What is asked: Set down the lines that begin at the top of the records and end with the line containing "mixed = [1.0, 0.565, 0.395, 0.215, 0.12, 0.042, 0.015]", and drop every picture.

++++ Input data

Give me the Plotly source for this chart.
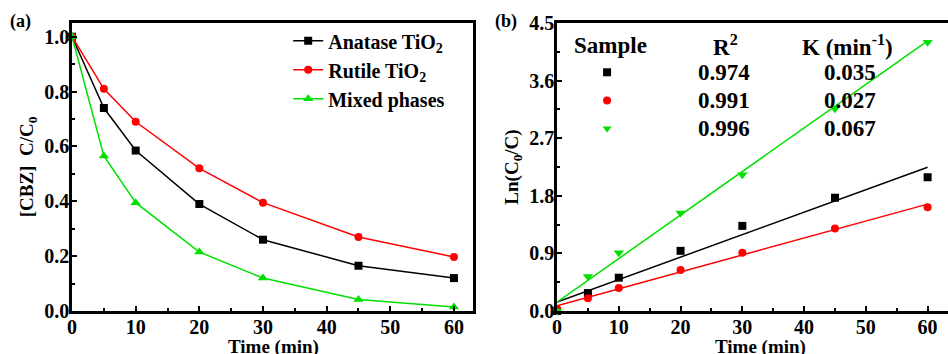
import plotly.graph_objects as go

# ---- data ----
time_min = [0, 5, 10, 20, 30, 45, 60]
anatase = [1.0, 0.74, 0.585, 0.39, 0.26, 0.165, 0.12]
rutile = [1.0, 0.81, 0.69, 0.52, 0.395, 0.27, 0.197]
mixed = [1.0, 0.565, 0.395, 0.215, 0.12, 0.042, 0.015]

ln_anatase = [0.0, 0.28, 0.52, 0.94, 1.33, 1.77, 2.09]
ln_rutile = [0.03, 0.20, 0.36, 0.64, 0.91, 1.29, 1.62]
ln_mixed = [0.0, 0.54, 0.91, 1.53, 2.13, 3.16, 4.20]

fit_intercepts = [0.14, 0.08, 0.14]
fit_slopes = [0.0351, 0.0265, 0.068]
fit_x = [0, 60]

series_names = ["Anatase TiO<sub>2</sub>", "Rutile TiO<sub>2</sub>", "Mixed phases"]
r2_values = ["0.974", "0.991", "0.996"]
k_values = ["0.035", "0.027", "0.067"]

colors = ["#000000", "#ff0000", "#00e000"]
symbols_a = ["square", "circle", "triangle-up"]
symbols_b = ["square", "circle", "triangle-down"]

FONT = "Liberation Serif"

fig = go.Figure()

series_a = [anatase, rutile, mixed]
for name, ys, c, s in zip(series_names, series_a, colors, symbols_a):
    fig.add_trace(go.Scatter(
        x=time_min, y=ys, name=name, mode="lines+markers",
        line=dict(color=c, width=1.5),
        marker=dict(symbol=s, size=8 if s != "triangle-up" else 9, color=c),
        cliponaxis=False, xaxis="x", yaxis="y"))

series_b = [ln_anatase, ln_rutile, ln_mixed]
for ys, c, s, b0, b1 in zip(series_b, colors, symbols_b, fit_intercepts, fit_slopes):
    fig.add_trace(go.Scatter(
        x=time_min, y=ys, mode="markers", showlegend=False,
        marker=dict(symbol=s, size=8 if s != "triangle-down" else 9, color=c),
        cliponaxis=False, xaxis="x2", yaxis="y2"))
    fig.add_trace(go.Scatter(
        x=fit_x, y=[b0 + b1 * x for x in fit_x], mode="lines", showlegend=False,
        line=dict(color=c, width=1.5), xaxis="x2", yaxis="y2"))

# table markers in panel (b)
table_rows_y = [3.73, 3.29, 2.85]
for c, s, ty in zip(colors, symbols_b, table_rows_y):
    fig.add_trace(go.Scatter(
        x=[8.1], y=[ty], mode="markers", showlegend=False,
        marker=dict(symbol=s, size=8, color=c), xaxis="x2", yaxis="y2"))

tickfont = dict(family=FONT, size=20, color="black", weight="bold")
titlefont = dict(family=FONT, size=19, color="black", weight="bold")

common_axis = dict(
    showline=True, linecolor="black", linewidth=2.5, mirror=True,
    ticks="inside", ticklen=5, tickwidth=2, tickcolor="black",
    showgrid=False, zeroline=False, tickfont=tickfont, automargin=False,
    ticklabelstandoff=-4)

ydom = [0.1215, 0.935]

fig.update_layout(
    template="none",
    width=948, height=354,
    margin=dict(l=0, r=0, t=0, b=0, pad=0),
    paper_bgcolor="white", plot_bgcolor="white",
    xaxis=dict(domain=[0.076, 0.499], range=[0, 63], dtick=10, anchor="y",
               minor=dict(ticks="inside", ticklen=3, dtick=5, tickcolor="black", tickwidth=2),
               **common_axis),
    yaxis=dict(domain=ydom, range=[0, 1.05], dtick=0.2, tickformat=".1f", anchor="x",
               minor=dict(ticks="inside", ticklen=3, dtick=0.1, tickcolor="black", tickwidth=2),
               title=dict(text="[CBZ]  C/C<sub>0</sub>", font=titlefont, standoff=6), **common_axis),
    xaxis2=dict(domain=[0.5876, 1.0], range=[0, 63.3], dtick=10, anchor="y2",
                minor=dict(ticks="inside", ticklen=3, dtick=5, tickcolor="black", tickwidth=2),
                **common_axis),
    yaxis2=dict(domain=ydom, range=[0, 4.5], dtick=0.9, tickformat=".1f", anchor="x2",
                minor=dict(ticks="inside", ticklen=3, dtick=0.45, tickcolor="black", tickwidth=2),
                title=dict(text="Ln(C<sub>0</sub>/C)", font=titlefont, standoff=6), **common_axis),
    legend=dict(x=0.304, y=0.94, xanchor="left", yanchor="top",
                font=dict(family=FONT, size=20, color="black", weight="bold"),
                bgcolor="rgba(0,0,0,0)", tracegroupgap=0),
    showlegend=True,
)

ann_font = dict(family=FONT, size=23, color="black", weight="bold")
panel_labels = [("(a)", 8, 22), ("(b)", 493, 22)]
anns = []
for text, px, py in panel_labels:
    anns.append(dict(text=text, x=px / 948, y=1 - py / 354, xref="paper", yref="paper",
                     xanchor="left", yanchor="middle", showarrow=False,
                     font=dict(family=FONT, size=18, color="black", weight="bold")))

# x-axis titles (partly cut at the bottom edge, as in the original)
for px in (273, 760):
    anns.append(dict(text="Time (min)", x=px / 948, y=1 - 347 / 354, xref="paper", yref="paper",
                     xanchor="center", yanchor="middle", showarrow=False, font=titlefont))

header_y = 4.15
anns.append(dict(text="Sample", x=8.6, y=header_y, xref="x2", yref="y2", showarrow=False, font=ann_font))
anns.append(dict(text="R<sup>2</sup>", x=27.2, y=header_y, xref="x2", yref="y2", showarrow=False, font=ann_font))
anns.append(dict(text="K (min<sup>-1</sup>)", x=47.1, y=header_y, xref="x2", yref="y2", showarrow=False, font=ann_font))
for r2, k, ty in zip(r2_values, k_values, table_rows_y):
    anns.append(dict(text=r2, x=27.0, y=ty, xref="x2", yref="y2", showarrow=False, font=ann_font))
    anns.append(dict(text=k, x=47.4, y=ty, xref="x2", yref="y2", showarrow=False, font=ann_font))

fig.update_layout(annotations=anns)

fig.write_html("out.html", config={"displayModeBar": False},
               post_script="document.body.style.margin='0';")
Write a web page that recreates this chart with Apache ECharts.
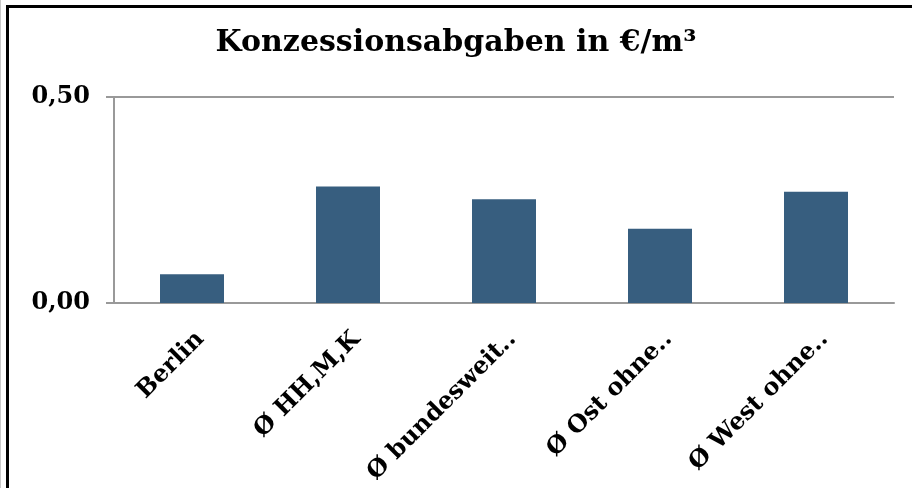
<!DOCTYPE html>
<html>
<head>
<meta charset="utf-8">
<script src="https://cdn.jsdelivr.net/npm/echarts@6/dist/echarts.min.js"></script>
<style>
  html, body { margin: 0; padding: 0; background: #fff; overflow: hidden; }
  #frame { position: absolute; left: 0; top: 0; width: 912px; height: 488px; border-left: 1px solid #c8c8c8; box-sizing: border-box; }
  #edge { position: absolute; left: 6px; top: 5px; width: 906px; height: 483px; border-left: 3px solid #000; border-top: 3px solid #000; box-sizing: border-box; }
  #chart { position: absolute; left: 0; top: 0; width: 912px; height: 488px; }
</style>
</head>
<body>
<div id="frame"></div>
<div id="edge"></div>
<div id="chart"></div>
<script>
var categories = ['Berlin', 'Ø HH,M,K', 'Ø bundesweit..', 'Ø Ost ohne..', 'Ø West ohne..'];
var values = [0.07, 0.283, 0.252, 0.18, 0.27];

var serif = '"DejaVu Serif", "Liberation Serif", serif';
var myChart = echarts.init(document.getElementById('chart'));

var option = {
    animation: false,
    title: {
        text: 'Konzessionsabgaben in €/m³',
        left: 'center',
        top: 23,
        textStyle: {
            fontFamily: serif,
            fontWeight: 'bold',
            fontSize: 30,
            color: '#000'
        }
    },
    grid: {
        left: 114,
        right: 18,
        top: 97,
        bottom: 185
    },
    xAxis: {
        type: 'category',
        data: categories,
        axisLine: { lineStyle: { color: '#999', width: 2 } },
        axisTick: { length: 9, lineStyle: { color: '#999', width: 2 } },
        axisLabel: {
            interval: 0,
            rotate: 45,
            margin: 24,
            verticalAlign: 'top',
            color: '#000',
            fontFamily: serif,
            fontWeight: 'bold',
            fontSize: 24
        }
    },
    yAxis: {
        type: 'value',
        min: 0,
        max: 0.5,
        interval: 0.5,
        axisLine: { show: true, lineStyle: { color: '#999', width: 2 } },
        axisTick: { show: true, length: 8, lineStyle: { color: '#999', width: 2 } },
        splitLine: { lineStyle: { color: '#999', width: 2 } },
        axisLabel: {
            margin: 24,
            padding: [6, 0, 0, 0],
            color: '#000',
            fontFamily: serif,
            fontWeight: 'bold',
            fontSize: 24,
            formatter: function (v) {
                return v.toFixed(2).replace('.', ',');
            }
        }
    },
    series: [{
        type: 'bar',
        data: values,
        barWidth: 64,
        itemStyle: { color: '#375e7f' }
    }]
};
myChart.setOption(option);
</script>
</body>
</html>
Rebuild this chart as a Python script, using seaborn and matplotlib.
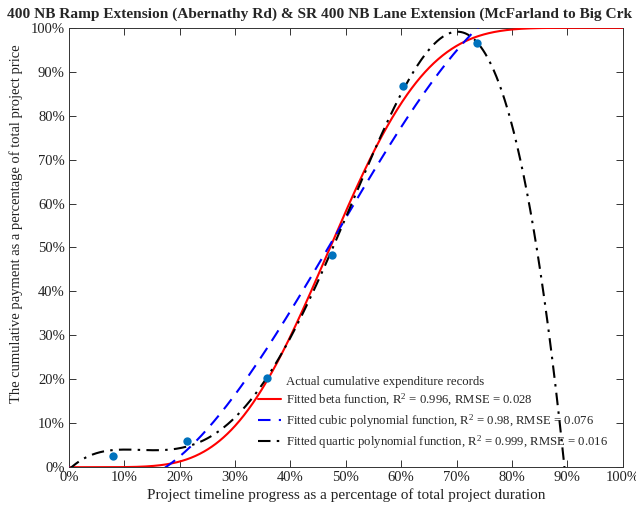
import numpy as np
import pandas as pd
import matplotlib
matplotlib.use("Agg")
import matplotlib.pyplot as plt
from matplotlib.lines import Line2D
from matplotlib.ticker import PercentFormatter, MultipleLocator
import seaborn as sns

# Cumulative expenditure records (fraction of duration, fraction of price)
progress = [0.0, 0.080, 0.2126, 0.357, 0.4744, 0.6038, 0.7363]
payment = [0.0, 0.026, 0.0596, 0.2023, 0.483, 0.8675, 0.966]
# Project completion point used to anchor the cubic fit
completion_progress = [1.0]
completion_payment = [1.0]

title_text = ("400 NB Ramp Extension (Abernathy Rd) & SR 400 NB Lane "
              "Extension (McFarland to Big Crk")
xlabel_text = "Project timeline progress as a percentage of total project duration"
ylabel_text = "The cumulative payment as a percentage of total project price"
legend_labels = [
    "Actual cumulative expenditure records",
    "Fitted beta function, R$^{2}$ = 0.996, RMSE = 0.028",
    "Fitted cubic polynomial function, R$^{2}$ = 0.98, RMSE = 0.076",
    "Fitted quartic polynomial function, R$^{2}$ = 0.999, RMSE = 0.016",
]

sns.set_style("ticks")
plt.rcParams["font.family"] = ["Liberation Serif", "DejaVu Serif"]
plt.rcParams["mathtext.fontset"] = "custom"
plt.rcParams["mathtext.rm"] = "Liberation Serif"
plt.rcParams["mathtext.it"] = "Liberation Serif:italic"

xp = np.array(progress)
yp = np.array(payment)
xs = np.linspace(0, 1, 1001)

# Cubic through the origin, least squares on records plus completion
cx = np.concatenate([xp, completion_progress])
cy = np.concatenate([yp, completion_payment])
design = np.column_stack([cx, cx ** 2, cx ** 3])
c1, c2, c3 = np.linalg.lstsq(design, cy, rcond=None)[0]
cubic = c1 * xs + c2 * xs ** 2 + c3 * xs ** 3
# Ordinary least-squares quartic on the records
quartic = np.polyval(np.polyfit(xp, yp, 4), xs)


# Beta CDF fit by grid search over the shape parameters
def beta_cdf_rows(a, b_vals, grid):
    g = grid[1:-1]
    pdf = g[None, :] ** (a - 1) * (1 - g[None, :]) ** (b_vals[:, None] - 1)
    pdf = np.concatenate([np.zeros((len(b_vals), 1)), pdf,
                          np.zeros((len(b_vals), 1))], axis=1)
    cdf = np.concatenate([np.zeros((len(b_vals), 1)),
                          np.cumsum((pdf[:, 1:] + pdf[:, :-1]) * 0.5, axis=1)],
                         axis=1)
    return cdf / cdf[:, -1:]


a_vals = np.arange(1.5, 12.0, 0.05)
b_vals = np.arange(1.5, 12.0, 0.05)
idx = np.rint(xp * 1000).astype(int)
best = (np.inf, None, None)
for a in a_vals:
    cdfs = beta_cdf_rows(a, b_vals, xs)
    sse = ((cdfs[:, idx] - yp[None, :]) ** 2).sum(axis=1)
    k = int(np.argmin(sse))
    if sse[k] < best[0]:
        best = (sse[k], a, b_vals[k])
beta_curve = beta_cdf_rows(best[1], np.array([best[2]]), xs)[0]

curves = pd.DataFrame({"x": xs, "beta": beta_curve, "cubic": cubic,
                       "quartic": quartic})
obs = pd.DataFrame({"x": xp[1:], "y": yp[1:]})

fig = plt.figure(figsize=(6.36, 5.08), dpi=100)
ax = fig.add_axes([0.1085, 0.0803, 0.8705, 0.865])

sns.scatterplot(data=obs, x="x", y="y", ax=ax, color="#0072BD", s=36,
                edgecolor="#0072BD", linewidth=0, zorder=4)
sns.lineplot(data=curves, x="x", y="beta", ax=ax, color="#ff0000",
             linewidth=1.5, estimator=None, zorder=3)
sns.lineplot(data=curves, x="x", y="cubic", ax=ax, color="#0000ff",
             linewidth=1.5, estimator=None, linestyle=(0, (6, 4)), zorder=3)
sns.lineplot(data=curves, x="x", y="quartic", ax=ax, color="black",
             linewidth=1.5, estimator=None, linestyle=(0, (6, 3, 1.2, 3)),
             zorder=3)

ax.set_xlim(0, 1)
ax.set_ylim(0, 1)
ax.xaxis.set_major_locator(MultipleLocator(0.1))
ax.yaxis.set_major_locator(MultipleLocator(0.1))
ax.xaxis.set_major_formatter(PercentFormatter(1.0, decimals=0))
ax.yaxis.set_major_formatter(PercentFormatter(1.0, decimals=0))
ax.tick_params(direction="in", top=True, right=True, length=5, width=0.7,
               color="#333333", labelsize=10.5, labelcolor="#222222", pad=3)
for sp in ax.spines.values():
    sp.set_color("#333333")
    sp.set_linewidth(0.7)
ax.set_xlabel(xlabel_text, fontsize=11, color="#222222", labelpad=3)
ax.set_ylabel(ylabel_text, fontsize=10.5, color="#222222")
ax.yaxis.set_label_coords(-0.083, 0.555)

handles = [
    Line2D([], [], linestyle="none", marker=None),
    Line2D([], [], color="#ff0000", linewidth=1.5),
    Line2D([], [], color="#0000ff", linewidth=1.5, linestyle=(0, (6, 4))),
    Line2D([], [], color="black", linewidth=1.5, linestyle=(0, (6, 3, 1.2, 3))),
]
ax.legend(handles, legend_labels, loc="lower right", frameon=False,
          fontsize=9.2, handlelength=1.8, handletextpad=0.4,
          bbox_to_anchor=(0.995, 0.01), labelspacing=0.3)

fig.text(7 / 636, 1 - 14 / 508, title_text, fontsize=11.1, fontweight="bold",
         ha="left", va="center")

fig.savefig("out.png", dpi=100)
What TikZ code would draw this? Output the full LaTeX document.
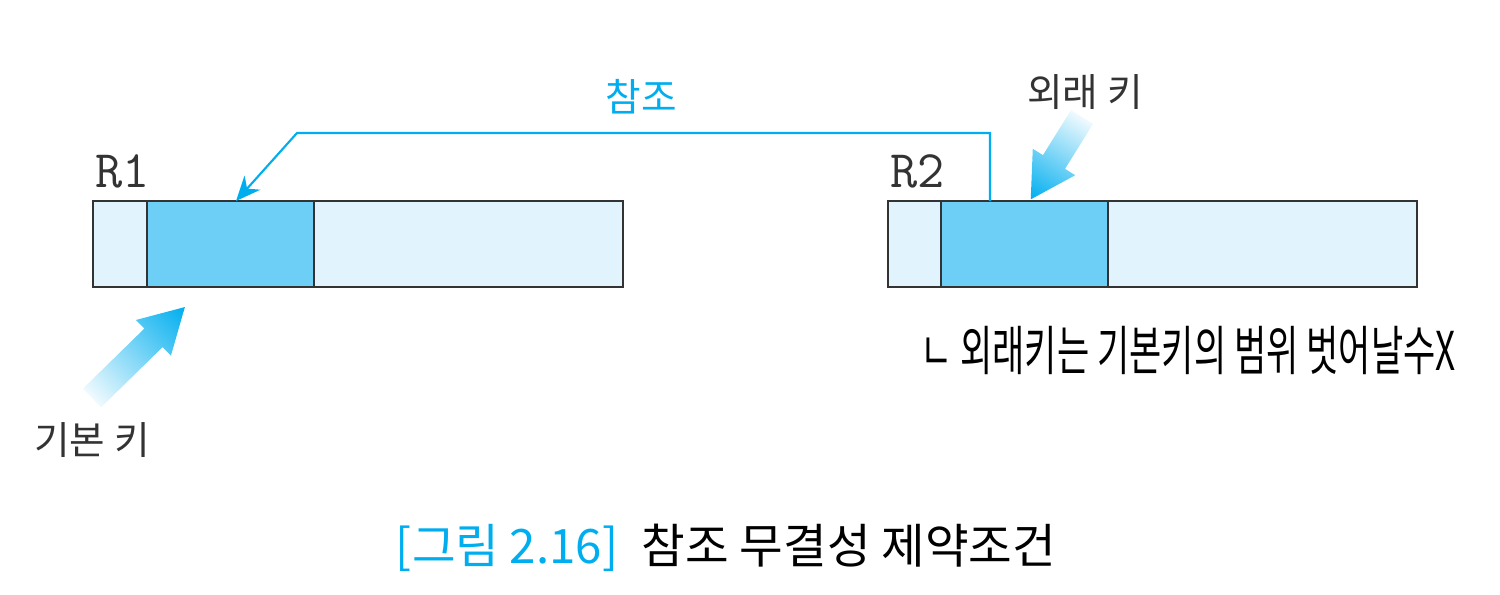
\documentclass[tikz,border=0pt]{standalone}
\usepackage{fontspec}
\newfontfamily\kr{Noto Sans CJK KR}
\usetikzlibrary{positioning,calc,arrows.meta}
\definecolor{refcyan}{RGB}{0,174,239}
\definecolor{keyblue}{RGB}{109,207,246}
\definecolor{paleblue}{RGB}{225,243,252}
\definecolor{darkline}{RGB}{51,51,51}

% gradient arrow: tail, angle, length
\newcommand{\keyarrow}[3]{%
  \shade[left color=refcyan!6, right color=refcyan,
    transform canvas={shift={(#1)}, rotate=#2}]
    (0,-13) -- (#3-44,-13) -- (#3-44,-25) -- (#3,0) -- (#3-44,25) -- (#3-44,13) -- (0,13) -- cycle;}

\tikzset{
  cell/.style={draw=darkline, line width=0.8pt, minimum height=0.86cm,
    inner sep=0pt, outer sep=0pt, anchor=west},
  pale/.style={cell, fill=paleblue},
  keycell/.style={cell, fill=keyblue},
  relname/.style={font=\fontsize{15}{15}\selectfont\ttfamily, text=darkline,
    inner sep=0pt, anchor=base west},
  keylbl/.style={font=\kr\fontsize{11}{13}\selectfont, text=darkline, inner sep=0pt},
  refline/.style={draw=refcyan, line width=0.6pt}
}

\begin{document}
\begin{tikzpicture}[x=0.1mm, y=-0.1mm]
	\useasboundingbox (0,0) rectangle (1500,594);
	% R1
	\node[pale, minimum width=0.54cm] (r1a) at (93,244) {};
	\node[keycell, minimum width=1.67cm, right=0pt of r1a] (r1pk) {};
	\node[pale, minimum width=3.09cm, right=0pt of r1pk] (r1rest) {};
	\node[relname] (r1) at (95,187) {R1};
	% R2
	\node[pale, minimum width=0.53cm] (r2a) at (888,244) {};
	\node[keycell, minimum width=1.67cm, right=0pt of r2a] (r2fk) {};
	\node[pale, minimum width=3.09cm, right=0pt of r2fk] (r2rest) {};
	\node[relname] (r2) at (890,187) {R2};
	% 참조
	\coordinate (bend) at (297,133);
	\draw[refline, -{Stealth[length=7pt, width=6pt]}]
		($(r2fk.north west)+(49,0)$) |- (bend) -- ($(r1pk.north west)+(89,0)$);
	\node[keylbl, text=refcyan] (reftxt) at (641,97) {참조};
	% 키 표시
	\node[keylbl] (fklbl) at (1085,92) {외래 키};
	\node[keylbl] (pklbl) at (92,440) {기본 키};
	\keyarrow{92,398}{44.4}{130}
	\keyarrow{1082,117}{238.1}{97}
	% 메모
	\node[font=\kr\fontsize{10.5}{12}\selectfont, inner sep=0pt] (memo) at (1188,350)
		{\scalebox{0.95}[1.45]{ㄴ 외래키는 기본키의 범위 벗어날수X}};
	% 캡션
	\node[font=\kr\fontsize{13.5}{15}\selectfont, inner sep=0pt] (cap) at (726,548)
		{\textcolor{refcyan}{[그림 2.16]}\hspace{0.5em}참조 무결성 제약조건};
\end{tikzpicture}
\end{document}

++++++++

Exercise response:
Give me the Plotly source for this chart.
import plotly.graph_objects as go

# ---- data ----
time_min = [0, 5, 10, 20, 30, 45, 60]
anatase = [1.0, 0.74, 0.585, 0.39, 0.26, 0.165, 0.12]
rutile = [1.0, 0.81, 0.69, 0.52, 0.395, 0.27, 0.197]
mixed = [1.0, 0.565, 0.395, 0.215, 0.12, 0.042, 0.015]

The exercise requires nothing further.